[Rows from a dataset of charts and code]
>> begin
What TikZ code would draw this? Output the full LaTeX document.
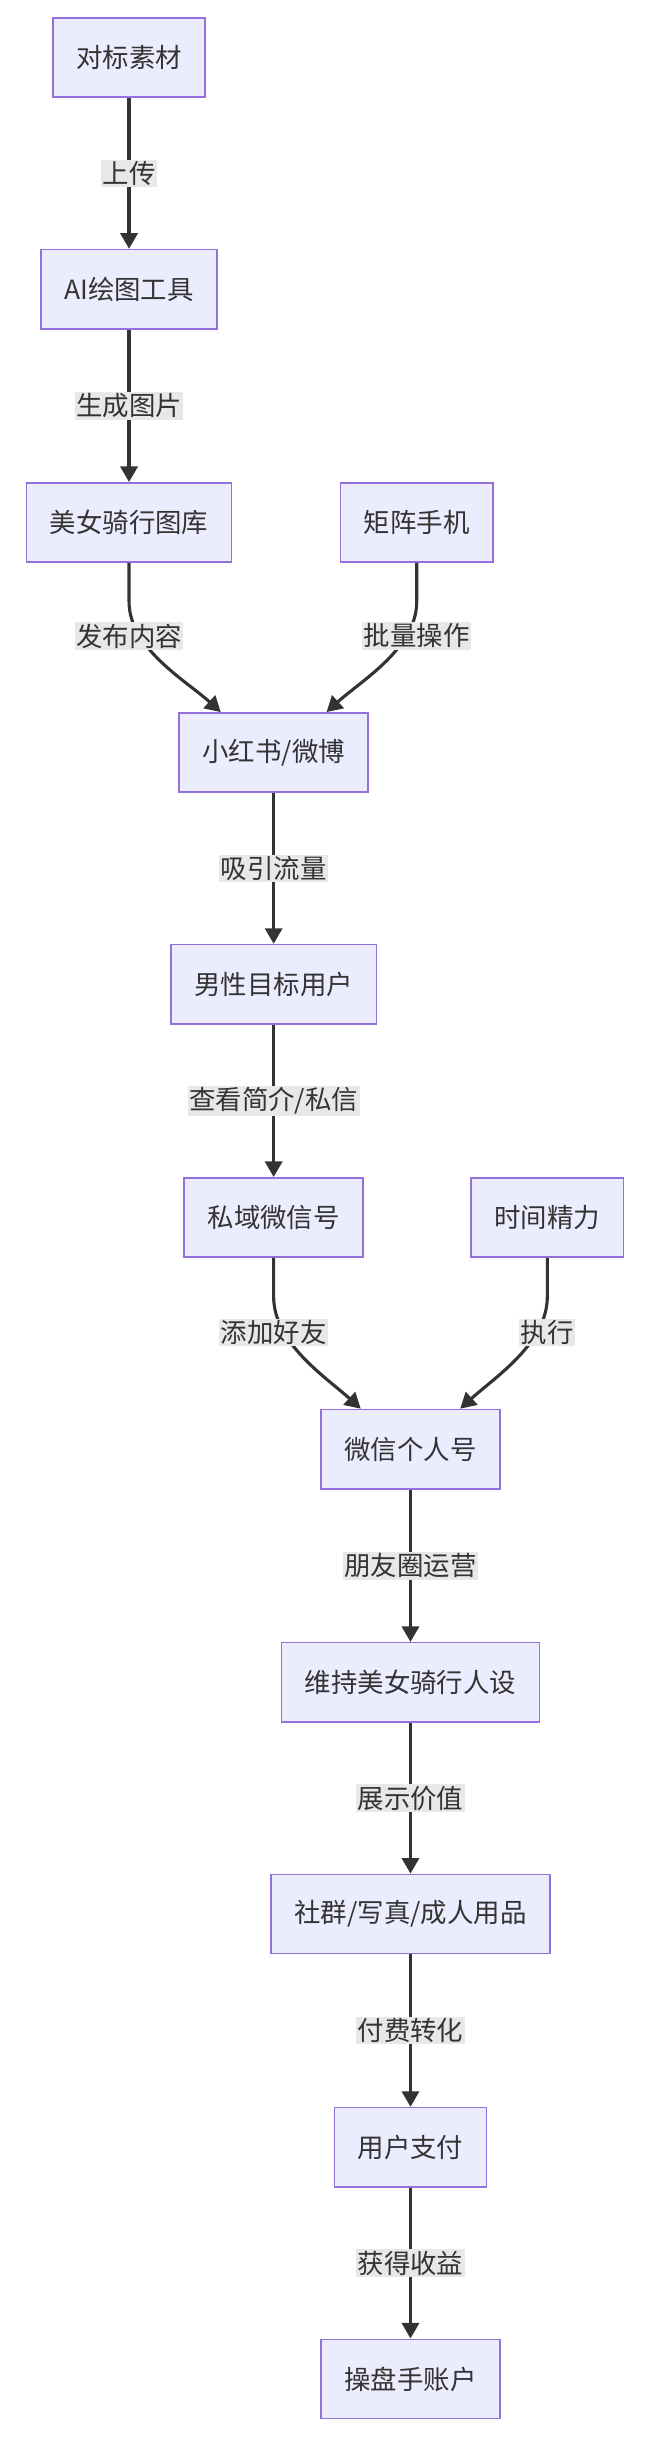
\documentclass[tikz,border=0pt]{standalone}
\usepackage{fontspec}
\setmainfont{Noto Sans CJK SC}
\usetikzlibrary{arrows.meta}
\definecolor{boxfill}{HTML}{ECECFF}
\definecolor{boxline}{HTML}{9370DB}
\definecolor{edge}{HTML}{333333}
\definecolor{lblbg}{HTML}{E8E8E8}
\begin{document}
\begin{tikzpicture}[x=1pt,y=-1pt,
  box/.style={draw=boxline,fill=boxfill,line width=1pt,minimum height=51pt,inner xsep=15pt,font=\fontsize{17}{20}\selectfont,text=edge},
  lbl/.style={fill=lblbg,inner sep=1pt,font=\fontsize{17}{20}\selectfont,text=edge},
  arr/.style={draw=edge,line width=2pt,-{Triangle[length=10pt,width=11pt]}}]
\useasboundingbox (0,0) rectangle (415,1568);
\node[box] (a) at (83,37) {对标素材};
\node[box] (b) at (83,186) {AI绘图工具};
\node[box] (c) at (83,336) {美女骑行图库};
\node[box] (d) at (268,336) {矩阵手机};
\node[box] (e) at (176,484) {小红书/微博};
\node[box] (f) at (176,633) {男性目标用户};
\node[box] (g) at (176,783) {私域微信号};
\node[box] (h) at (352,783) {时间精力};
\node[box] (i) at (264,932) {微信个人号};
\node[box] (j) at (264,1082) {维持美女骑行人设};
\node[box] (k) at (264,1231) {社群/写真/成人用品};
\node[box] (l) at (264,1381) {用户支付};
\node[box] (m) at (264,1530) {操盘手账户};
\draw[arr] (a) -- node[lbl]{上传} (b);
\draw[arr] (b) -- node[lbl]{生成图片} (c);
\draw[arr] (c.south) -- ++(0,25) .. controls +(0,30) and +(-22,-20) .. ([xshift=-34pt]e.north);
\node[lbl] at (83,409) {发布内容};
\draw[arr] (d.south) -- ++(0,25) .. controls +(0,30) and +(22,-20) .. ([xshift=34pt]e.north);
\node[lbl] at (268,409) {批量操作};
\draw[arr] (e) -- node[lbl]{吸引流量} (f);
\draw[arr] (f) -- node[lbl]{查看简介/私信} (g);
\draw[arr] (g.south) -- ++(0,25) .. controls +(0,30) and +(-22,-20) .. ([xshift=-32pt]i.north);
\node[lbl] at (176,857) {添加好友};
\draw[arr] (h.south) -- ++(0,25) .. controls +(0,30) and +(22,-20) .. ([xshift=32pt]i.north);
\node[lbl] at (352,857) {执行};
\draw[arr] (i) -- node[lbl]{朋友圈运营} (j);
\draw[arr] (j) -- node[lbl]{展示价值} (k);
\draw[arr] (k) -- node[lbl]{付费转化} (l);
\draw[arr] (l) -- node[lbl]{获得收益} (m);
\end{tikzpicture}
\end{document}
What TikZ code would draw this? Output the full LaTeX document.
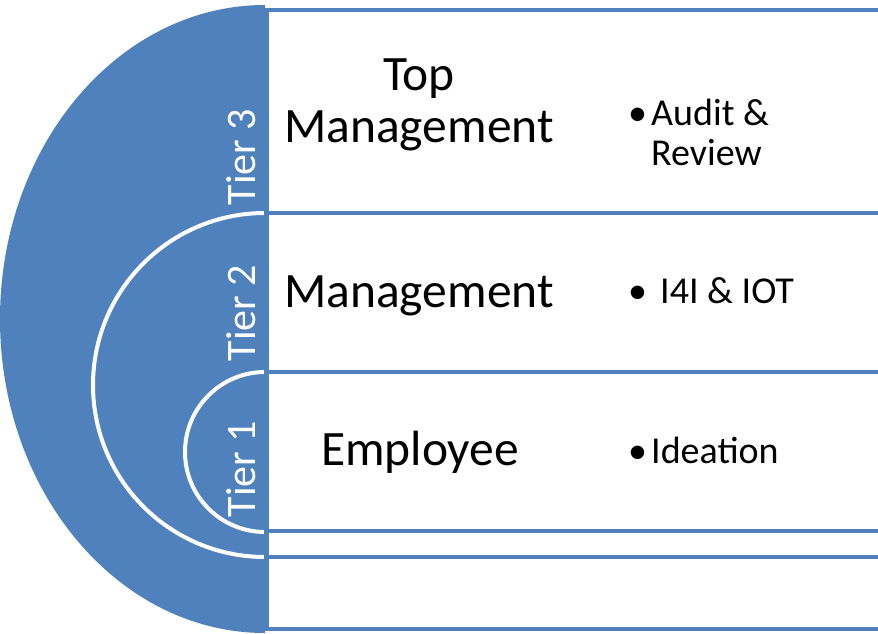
>> end
* _TASK OBJECTIVE_: Reproduce all entries without any change, and omit the pictures.

* _SOLUTION TO THE EXERCISE_:
What TikZ code would draw this? Output the full LaTeX document.
\documentclass[tikz,border=0pt]{standalone}
\usepackage{fontspec}
\setmainfont{Noto Sans CJK SC}
\usetikzlibrary{arrows.meta}
\definecolor{boxfill}{HTML}{ECECFF}
\definecolor{boxline}{HTML}{9370DB}
\definecolor{edge}{HTML}{333333}
\definecolor{lblbg}{HTML}{E8E8E8}
\begin{document}
\begin{tikzpicture}[x=1pt,y=-1pt,
  box/.style={draw=boxline,fill=boxfill,line width=1pt,minimum height=51pt,inner xsep=15pt,font=\fontsize{17}{20}\selectfont,text=edge},
  lbl/.style={fill=lblbg,inner sep=1pt,font=\fontsize{17}{20}\selectfont,text=edge},
  arr/.style={draw=edge,line width=2pt,-{Triangle[length=10pt,width=11pt]}}]
\useasboundingbox (0,0) rectangle (415,1568);
\node[box] (a) at (83,37) {对标素材};
\node[box] (b) at (83,186) {AI绘图工具};
\node[box] (c) at (83,336) {美女骑行图库};
\node[box] (d) at (268,336) {矩阵手机};
\node[box] (e) at (176,484) {小红书/微博};
\node[box] (f) at (176,633) {男性目标用户};
\node[box] (g) at (176,783) {私域微信号};
\node[box] (h) at (352,783) {时间精力};
\node[box] (i) at (264,932) {微信个人号};
\node[box] (j) at (264,1082) {维持美女骑行人设};
\node[box] (k) at (264,1231) {社群/写真/成人用品};
\node[box] (l) at (264,1381) {用户支付};
\node[box] (m) at (264,1530) {操盘手账户};
\draw[arr] (a) -- node[lbl]{上传} (b);
\draw[arr] (b) -- node[lbl]{生成图片} (c);
\draw[arr] (c.south) -- ++(0,25) .. controls +(0,30) and +(-22,-20) .. ([xshift=-34pt]e.north);
\node[lbl] at (83,409) {发布内容};
\draw[arr] (d.south) -- ++(0,25) .. controls +(0,30) and +(22,-20) .. ([xshift=34pt]e.north);
\node[lbl] at (268,409) {批量操作};
\draw[arr] (e) -- node[lbl]{吸引流量} (f);
\draw[arr] (f) -- node[lbl]{查看简介/私信} (g);
\draw[arr] (g.south) -- ++(0,25) .. controls +(0,30) and +(-22,-20) .. ([xshift=-32pt]i.north);
\node[lbl] at (176,857) {添加好友};
\draw[arr] (h.south) -- ++(0,25) .. controls +(0,30) and +(22,-20) .. ([xshift=32pt]i.north);
\node[lbl] at (352,857) {执行};
\draw[arr] (i) -- node[lbl]{朋友圈运营} (j);
\draw[arr] (j) -- node[lbl]{展示价值} (k);
\draw[arr] (k) -- node[lbl]{付费转化} (l);
\draw[arr] (l) -- node[lbl]{获得收益} (m);
\end{tikzpicture}
\end{document}
What TikZ code would draw this? Output the full LaTeX document.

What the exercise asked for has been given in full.